Schlocky music came in all forms during the Seventies, but if you wanted to find it in concentrated doses while in NYC the best place to tune your dial was 1050 AM - WHN, which was at the time our town's country music station.
Before the Johnny Cash fans out there start getting mad, please let me explain that most of the stuff you heard on WHN was not real country music - Merle Haggard, Willie Nelson, and the like. And certainly country music didn't have the monopoly on schlock; let us not forget "Disco Duck." But for some reason the Seventies produced a huge number of wretched stupid C and W tunes like "Convoy," "Phantom 309," "I Think Jamaica in the Moonlight" (sung with a pseudo Jamaican accent!) and the immortal "Teddy Bear" - a talking record about a handicapped boy who communicates with truckers via CB radio. WHN played them all faithfully. If you recall these tunes, you will note that many had trucker themes, and that was probably the only thing that tied them to the country genre, except perhaps that they were...errr...sung...by white guys with Southern accents. Some of the stuff was so bad that you wondered how anyone took it seriously. But not only would thousands of people purchase records like "Teddy Bear" during the allegedly cynical Seventies, but they'd go out and get the sequels - in this case "Teddy Bear's Mom," another talker in which a woman tells the story of the sick child's mother after he dies (the big rigs lined up for miles at the cemetery). As somebody who had worked at a summer camp with handicapped kids, I found such stuff sickening, as did everyone else I knew. But obviously somebody was buying those records! Listening to WHN was a lesson in sociology; you realized that there were vast numbers of really simple-minded folks out there. And no, these people did not all
reside in the back woods; they were your neighbors!

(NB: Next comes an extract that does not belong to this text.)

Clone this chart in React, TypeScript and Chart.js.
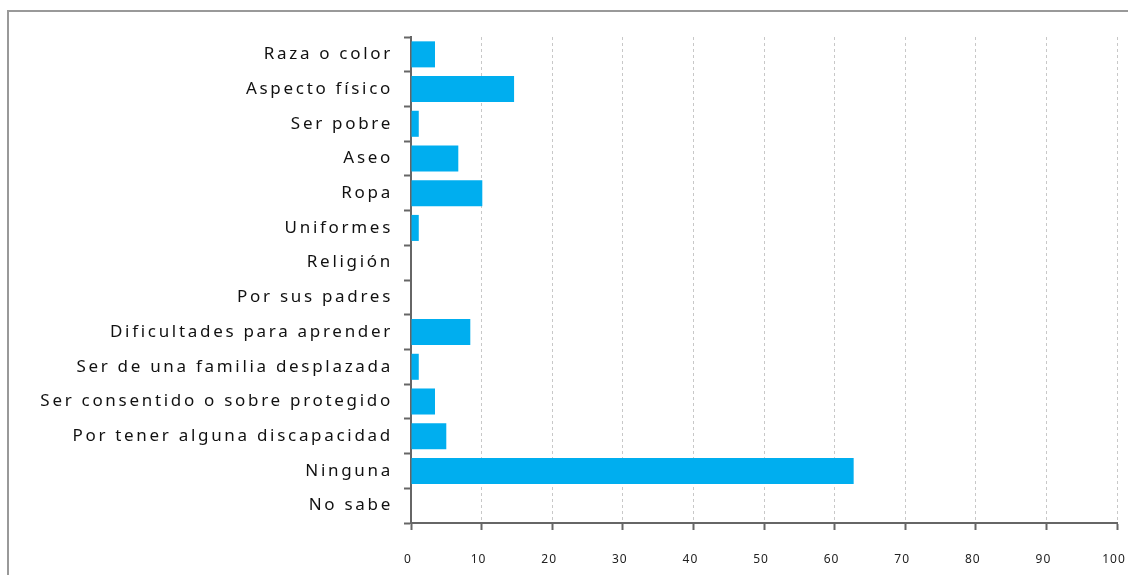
import React, { useEffect, useRef } from "react";
import { Chart, registerables } from "chart.js";

Chart.register(...registerables);

const categories = [
  "Raza o color",
  "Aspecto físico",
  "Ser pobre",
  "Aseo",
  "Ropa",
  "Uniformes",
  "Religión",
  "Por sus padres",
  "Dificultades para aprender",
  "Ser de una familia desplazada",
  "Ser consentido o sobre protegido",
  "Por tener alguna discapacidad",
  "Ninguna",
  "No sabe",
];

const values = [3.4, 14.6, 1.1, 6.7, 10.1, 1.1, 0, 0, 8.4, 1.1, 3.4, 5.0, 62.7, 0];

const xMin = 0;
const xMax = 100;
const xStep = 10;

const FONT = "'Noto Sans', sans-serif";

const spacingPlugin = {
  id: "letterSpacing",
  beforeLayout(chart: any) {
    chart.ctx.letterSpacing = "2.7px";
  },
  beforeDraw(chart: any) {
    chart.ctx.letterSpacing = "2.7px";
  },
};

export default function App() {
  const ref = useRef<HTMLCanvasElement>(null);

  useEffect(() => {
    if (!ref.current) return;
    const chart = new Chart(ref.current, {
      type: "bar",
      data: {
        labels: categories,
        datasets: [
          {
            data: values,
            backgroundColor: "#00AEEF",
            borderWidth: 0,
            barPercentage: 0.75,
            categoryPercentage: 1,
          },
        ],
      },
      plugins: [spacingPlugin],
      options: {
        indexAxis: "y",
        responsive: false,
        animation: false,
        layout: { padding: { top: 37, right: 11, bottom: 0, left: 0 } },
        plugins: {
          legend: { display: false },
          tooltip: { enabled: false },
        },
        scales: {
          x: {
            min: xMin,
            max: xMax,
            ticks: {
              stepSize: xStep,
              color: "#222",
              font: { family: FONT, size: 12 },
              padding: 22,
              labelOffset: -3,
              maxRotation: 0,
            },
            grid: {
              color: "#c8c8c8",
              lineWidth: 1,
              drawTicks: true,
              tickLength: 7,
              tickColor: "#666",
              tickWidth: 2,
              tickBorderDash: [],
            },
            border: { display: true, color: "#666", width: 2, dash: [3, 3] },
            afterFit: (s: any) => {
              s.height = 52;
              s.paddingLeft = 0;
              s.paddingRight = 0;
              if (!s._lsPatched) {
                const orig = s.drawLabels.bind(s);
                s.drawLabels = (area: any) => {
                  s.ctx.save();
                  s.ctx.letterSpacing = "1px";
                  orig(area);
                  s.ctx.restore();
                };
                s._lsPatched = true;
              }
            },
          },
          y: {
            grid: {
              drawOnChartArea: false,
              offset: true,
              tickLength: 7,
              tickColor: "#666",
              tickWidth: 2,
            },
            border: { display: true, color: "#666", width: 2 },
            ticks: {
              color: "#111",
              font: { family: FONT, size: 17 },
              padding: 11,
              autoSkip: false,
            },
            afterFit: (s: any) => {
              s.width = 411;
            },
          },
        },
      },
    } as any);
    return () => chart.destroy();
  }, []);

  return (
    <div style={{ position: "fixed", left: 0, top: 0, width: 1128, height: 575, overflow: "hidden", background: "#fff" }}>
      <div
        style={{
          position: "absolute",
          left: 7,
          top: 10,
          width: 1300,
          height: 800,
          border: "2px solid #999",
        }}
      />
      <canvas
        ref={ref}
        width={1128}
        height={575}
        style={{ position: "absolute", left: 0, top: 0, width: 1128, height: 575 }}
      />
    </div>
  );
}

One partial reason why people listened to WHN was that at the time many car radios could not receive FM, and there were still a number of AM stations. In addition, car stereos were very expensive, and thefts were very common. For many of us, there were few options. As time went on, however, FM radios and tape players did become more or less standard equipment, and AM radio became devoted almost exclusively to talk. AM 1050 became the frequency for ESPN, the sports station. As for country and western, there were several failed attempts to start stations played devoted to this music on FM: WKHK, and then WYNY. Neither lasted.
2 Comments:
Yee-Hah! Growing up in Elmhurst four decades ago helps me to resonate with your chronicle of country music in NYC. The Queens of that time was significantly "urban redneck." White, working-class people of German and Irish descent who worked hard, drank hard, loved America and hated foreigners (and other minority types) littered the landscape with the inspiration for Archie Bunker. They were cultural bedfellows with the pickup truck driving fellas of the hinterland who worked hard, drank hard, loved America and hated foreigners. D.
We had plenty of them in Brooklyn as well. But did these guys (or their wives and girlfriends) buy records like "Teddy Bear" or "Convoy?"